If DIO returns to a 130-day historical norm, inventory falls by roughly another JPY 130B over the next 2-3 years and continues to lift CFO. If DIO instead re-expands while revenue softens — particularly if smartphone or China end-demand weakens further — the CFO tailwind reverses into a headwind and earnings quality optically deteriorates.
What to Underwrite Next
Track these five items at next earnings and the FY26 securities report:
- SAW filter goodwill — confirm the FY26 write-down is the final cleanup, not the first instalment. Pull goodwill by CGU from the FY26 Annual Securities Report note 13 and compare to FY25 (JPY 135.7B). If goodwill drops more than JPY 20-30B, it confirms the cleanup is broader than communicated.
- DIO trajectory — if DIO at end-FY27 is above 180 days while revenue is flat, the inventory drawdown that flattered CFO has stalled. If DIO returns to 130-140 days, CFO retains a structural tailwind.
- ROIC denominator — verify that the new post-tax ROIC PSU metric (effective FY25-FY27) uses an invested-capital denominator that still includes impaired goodwill and intangibles. The malus clause and audit-committee CPA should prevent gaming, but it is the one definitional risk in the new comp scheme.
- Hon Hai / single customer concentration — Foxconn was 10.2% (FY24) → 9.3% (FY25). A widening gap between segment revenue (Communications −0.3% YoY) and Foxconn-stated procurement would invite a closer look at credit terms and channel inventory at Apple.
- Cyber-incident accounting — the March 2026 unauthorised IT access (88,000 records) has been disclosed as having no production/sales disruption. Watch the FY27 reports for any provision, contingent liability, or insurance-recovery accrual. Today it is a non-financial event.
Downgrade trigger: CFO/NI falling below 1.0x for two consecutive years AND DSO rising above 70 days AND inventory days returning to 200+. Any one of these alone is cyclical noise; together they would indicate working-capital stress disguising earnings deterioration.
Upgrade trigger: Two clean years of no impairment charges, DIO at or below 140 days, and the SAW-filter/battery goodwill fully written down with no new acquisition goodwill replacing it.

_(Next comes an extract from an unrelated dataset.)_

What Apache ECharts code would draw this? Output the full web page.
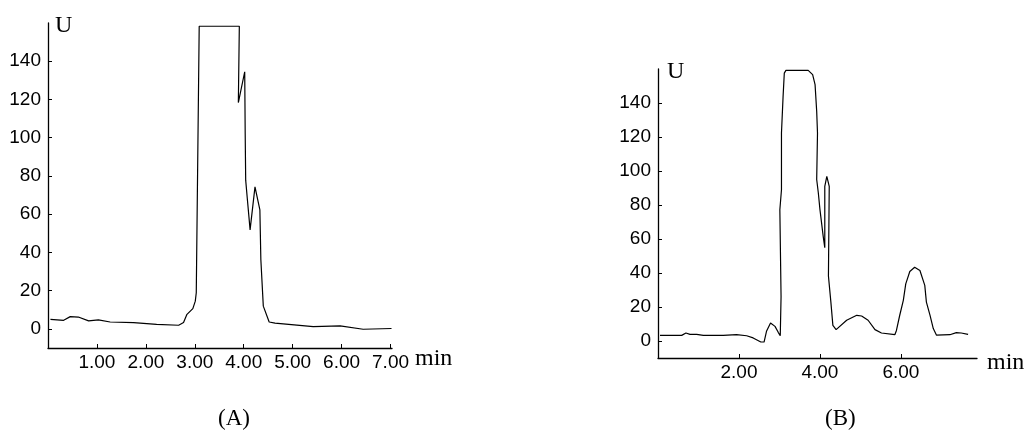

The forensic risk is a footnote, not a valuation haircut or position-sizing limiter. Murata's earnings quality is best-in-class for a Japanese components manufacturer; the accounting risk does not warrant a margin-of-safety adjustment. Underwrite the cyclical and end-market risks (China, Apple, AI server build, automotive electrification) on their own merits, not through a financial-shenanigans lens.